Article

Top ten films for engineers

  • linkedin icon
  • twitter icon
  • facebook icon
  • youtube icon
  • instagram icon

With the movie awards season in full swing, I thought I would pick my top ten films for engineers.

And then I started researching this and found I had opened a veritable Pandora’s Box of trouble. So, as this is a light hearted initiative and I am not trying to pigeonhole anyone, or suggest anything, I focused my attention on films with engineering at the heart of their story and I have listed them in order of watch-ability (my own that is):

  1. Flight of the Phoenix (1965): Survivors from a plane crash in the Sahara set about to escape their dry fate by building a plane from the wreckage of their original. Nominated for two Oscars (best supporting actor and best film editing).
  2. Back to the Future (1985): Highly fictional. Highly unlikely. The flux capacitor is surely one of the great engineering achievements of all time (past, present and future). Won one of four Oscar nominations (effects).
  3. The Right Stuff (1983): Chronicling the engineering achievements from the first 15 years of America’s space programme. Won four out of eight Oscar nominations (sound, editing, effects and score).
  4. The Bridge on the River Kwai (1957): WWII prisoners of war are forced to build a railway bridge for the now notorious Burma-Siam railway by their captors as part of one of the most inhumane episodes of the war. Won seven out of eight Oscar nominations (best film, actor, director, screenplay, cinematography, film editing and musical score) and was nominated for another (best supporting actor).
  5. Jurassic Park (1993): Representing the whole series, for shear audacious engineering (genetic, civil, mechanical, biomedical, etc.). Won all three Oscar nods (sound, visual effects and sound editing).
  6. Apollo 13 (1995): NASA engineers had to pull off a four-day marathon to get the Astronauts home alive. Very few films depict engineers as heroes. Fewer are based off of the lives of living, breathing individuals. Won two out of nine Oscar nominations (sound and editing).
  7. October Sky (1999): Heart-warming true story of a coal miner’s son in 1950s America who is inspired to be a rocket scientist by the first Sputnik launch.
  8. Star Trek: First Contact (1996): Concerning the invention of the warp drive – without which we would have had life, but not as we know it.
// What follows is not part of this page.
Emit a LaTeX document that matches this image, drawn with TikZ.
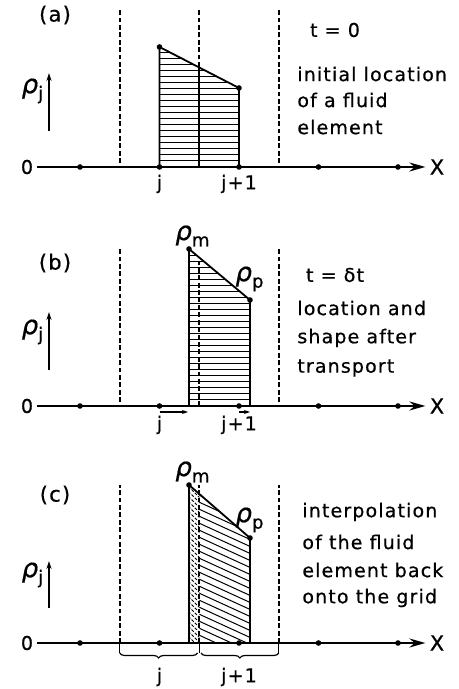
\documentclass[tikz,border=0pt]{standalone}
\usepackage{amsmath}
\usepackage{fontspec}
\setmainfont[LetterSpace=6,FakeBold=0.6]{DejaVu Sans}
\usepackage{tikz}
\usetikzlibrary{arrows.meta,decorations.pathreplacing}
\newcommand{\rhosub}[1]{$\text{\itshape ρ}_{\text{#1}}$}
\tikzset{
  every node/.style={font=\fontsize{9.5}{11}\selectfont,inner sep=2pt},
  axisline/.style={line width=1pt,-{Stealth[length=8pt,width=4.5pt]}},
  rhoaxis/.style={line width=0.8pt,-{Stealth[length=4pt,width=2.6pt]}},
  cellbound/.style={line width=0.8pt,dash pattern=on 2.4pt off 1.3pt},
  gridpt/.style={circle,fill=black,inner sep=0pt,minimum size=2.8pt},
  fluidel/.style={line width=0.9pt,line join=round},
  hatch/.style={line width=0.5pt},
  finehatch/.style={line width=0.4pt,dash pattern=on 1.5pt off 0.8pt},
  shiftarrow/.style={line width=0.6pt,-{Stealth[length=3pt,width=2pt]}},
  cellbrace/.style={line width=0.6pt,decorate,decoration={brace,mirror,amplitude=2.5pt}},
  panellabel/.style={font=\fontsize{10.5}{12}\selectfont},
  desc/.style={anchor=west},
  rholabel/.style={font=\fontsize{13}{14}\selectfont,inner sep=0pt}
}
\begin{document}
\begin{tikzpicture}[x=0.5pt,y=0.5pt]
\useasboundingbox (0,0) rectangle (459,689);
% ---------- (a) initial location, t = 0 ----------
\begin{scope}[shift={(0,522)}]
  \node[panellabel] (labA) at (55,152) {(a)};
  \node (Oa) at (27,0) {0};
  \node[font=\fontsize{10.5}{12}\selectfont] (Xa) at (437,0) {X};
  \foreach \x in {119.75,199.25,278.75}
    \draw[cellbound] (\x,4) -- (\x,159);
  \coordinate (aBL) at (159.5,0);
  \coordinate (aTL) at (159.5,120);
  \coordinate (aTR) at (239,79);
  \coordinate (aBR) at (239,0);
  \begin{scope}
    \clip (aBL) -- (aTL) -- (aTR) -- (aBR) -- cycle;
    \foreach \y in {6,12,...,120}
      \draw[hatch] (150,\y) -- (250,\y);
    \draw[cellbound] (199.25,0) -- (199.25,159);
  \end{scope}
  \draw[axisline] (Oa.east) -- (Xa.west);
  \draw[fluidel] (aBL) -- (aTL) -- (aTR) -- (aBR);
  \foreach \i/\x in {1/80,2/159.5,3/239,4/318.5,5/398}
    \node[gridpt] (a\i) at (\x,0) {};
  \node[gridpt] (aM) at (aTL) {};
  \node[gridpt] (aP) at (aTR) {};
  \node (ja) at (159.5,-17) {j};
  \node (jpa) at (239,-17) {j+1};
  % density axis
  \coordinate (ra0) at (49,36);
  \coordinate (ra1) at (49,94);
  \draw[rhoaxis] (ra0) -- (ra1);
  \node[rholabel] (rhoa) at (33,76) {\rhosub{j}};
  % description
  \node (ta) at (335,137) {t = 0};
  \node[desc] (da1) at (293,93) {initial location};
  \node[desc] (da2) at (293,67) {of a fluid};
  \node[desc] (da3) at (293,40) {element};
\end{scope}
% ---------- (b) after transport, t = dt ----------
\begin{scope}[shift={(0,283)}]
  \node[panellabel] (labB) at (55,143) {(b)};
  \node (Ob) at (27,0) {0};
  \node[font=\fontsize{10.5}{12}\selectfont] (Xb) at (437,0) {X};
  \foreach \x in {119.75,278.75}
    \draw[cellbound] (\x,4) -- (\x,158);
  \coordinate (bBL) at (189,0);
  \coordinate (bTL) at (189,157);
  \coordinate (bTR) at (250,106);
  \coordinate (bBR) at (250,0);
  \begin{scope}
    \clip (bBL) -- (bTL) -- (bTR) -- (bBR) -- cycle;
    \foreach \y in {6,12,...,156}
      \draw[hatch] (180,\y) -- (260,\y);
    \draw[cellbound] (199.25,0) -- (199.25,158);
  \end{scope}
  \draw[axisline] (Ob.east) -- (Xb.west);
  \draw[fluidel] (bBL) -- (bTL) -- (bTR) -- (bBR);
  \foreach \i/\x in {1/80,2/159.5,3/239,4/318.5,5/398}
    \node[gridpt] (b\i) at (\x,0) {};
  \node[gridpt] (bM) at (bTL) {};
  \node[gridpt] (bP) at (bTR) {};
  % displacement of the end points
  \coordinate (sb1) at (159.5,-6);
  \coordinate (eb1) at (188,-6);
  \coordinate (sb2) at (239,-6);
  \coordinate (eb2) at (250,-6);
  \draw[shiftarrow] (sb1) -- (eb1);
  \draw[shiftarrow] (sb2) -- (eb2);
  \node (jb) at (159.5,-19) {j};
  \node (jpb) at (239,-19) {j+1};
  \node[rholabel] (rhomb) at (193,170) {\rhosub{m}};
  \node[rholabel] (rhopb) at (250,127) {\rhosub{p}};
  % density axis
  \coordinate (rb0) at (49,36);
  \coordinate (rb1) at (49,94);
  \draw[rhoaxis] (rb0) -- (rb1);
  \node[rholabel] (rhob) at (33,74) {\rhosub{j}};
  % description
  \node (tb) at (335,131) {t = δt};
  \node[desc] (db1) at (293,98) {location and};
  \node[desc] (db2) at (293,68) {shape after};
  \node[desc] (db3) at (293,38) {transport};
\end{scope}
% ---------- (c) interpolation back onto the grid ----------
\begin{scope}[shift={(0,46)}]
  \node[panellabel] (labC) at (55,148) {(c)};
  \node (Oc) at (27,0) {0};
  \node[font=\fontsize{10.5}{12}\selectfont] (Xc) at (437,0) {X};
  \coordinate (cBL) at (189,0);
  \coordinate (cTL) at (189,158);
  \coordinate (cTR) at (250,105);
  \coordinate (cBR) at (250,0);
  % part that goes to cell j+1
  \begin{scope}
    \clip (cBL) -- (cTL) -- (cTR) -- (cBR) -- cycle;
    \clip (199.25,0) rectangle (260,170);
    \foreach \c in {-30,-23,...,200}
      \draw[hatch] (190,\c) -- (260,\c-32);
  \end{scope}
  % part that stays in cell j
  \begin{scope}
    \clip (cBL) -- (cTL) -- (cTR) -- (cBR) -- cycle;
    \clip (189,0) rectangle (199.25,170);
    \foreach \c in {-10,-5,...,175}
      \draw[finehatch] (185,\c) -- (205,\c-20);
  \end{scope}
  \foreach \x in {119.75,199.25,278.75}
    \draw[cellbound] (\x,0) -- (\x,158);
  \draw[axisline] (Oc.east) -- (Xc.west);
  \draw[fluidel] (cBL) -- (cTL) -- (cTR) -- (cBR);
  \foreach \i/\x in {1/80,2/159.5,3/239,4/318.5,5/398}
    \node[gridpt] (c\i) at (\x,0) {};
  \node[gridpt] (cM) at (cTL) {};
  \node[gridpt] (cP) at (cTR) {};
  \node[rholabel] (rhomc) at (193,171) {\rhosub{m}};
  \node[rholabel] (rhopc) at (250,123) {\rhosub{p}};
  % the two cells
  \draw[line width=0.6pt] (119.75,0) -- (119.75,-10);
  \draw[line width=0.6pt] (199.25,0) -- (199.25,-10);
  \draw[line width=0.6pt] (278.75,0) -- (278.75,-10);
  \draw[cellbrace] (119.75,-10) -- (197.5,-10);
  \draw[cellbrace] (201,-10) -- (278.75,-10);
  \node (jc) at (159.5,-34) {j};
  \node (jpc) at (239,-34) {j+1};
  % density axis
  \coordinate (rc0) at (49,35);
  \coordinate (rc1) at (49,82);
  \draw[rhoaxis] (rc0) -- (rc1);
  \node[rholabel] (rhoc) at (33,68) {\rhosub{j}};
  % description
  \node[desc] (dc1) at (298,131) {interpolation};
  \node[desc] (dc2) at (298,101) {of the fluid};
  \node[desc] (dc3) at (298,73) {element back};
  \node[desc] (dc4) at (298,45) {onto the grid};
\end{scope}
\end{tikzpicture}
\end{document}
Did not win the Oscar for best make-up.
  9. The Manhattan Project (1986): A big schmaltzy this one where two students make an atomic bomb with plutonium stolen from a scientist dating the male student’s mother.
  10. The Terminator 2: Judgement Day (1991): OK – perhaps a little tenuous (hence the lowly position), but who wouldn’t like to engineer a cyborg made from liquid metal? Won four out of six Oscar nominations (sound, sound effects editing, visual effects and make-up).

By their nature, lists are highly subjective. So this is my selection and I hope you disagree with at least some of my choices and let me know your inclusions and reasoning.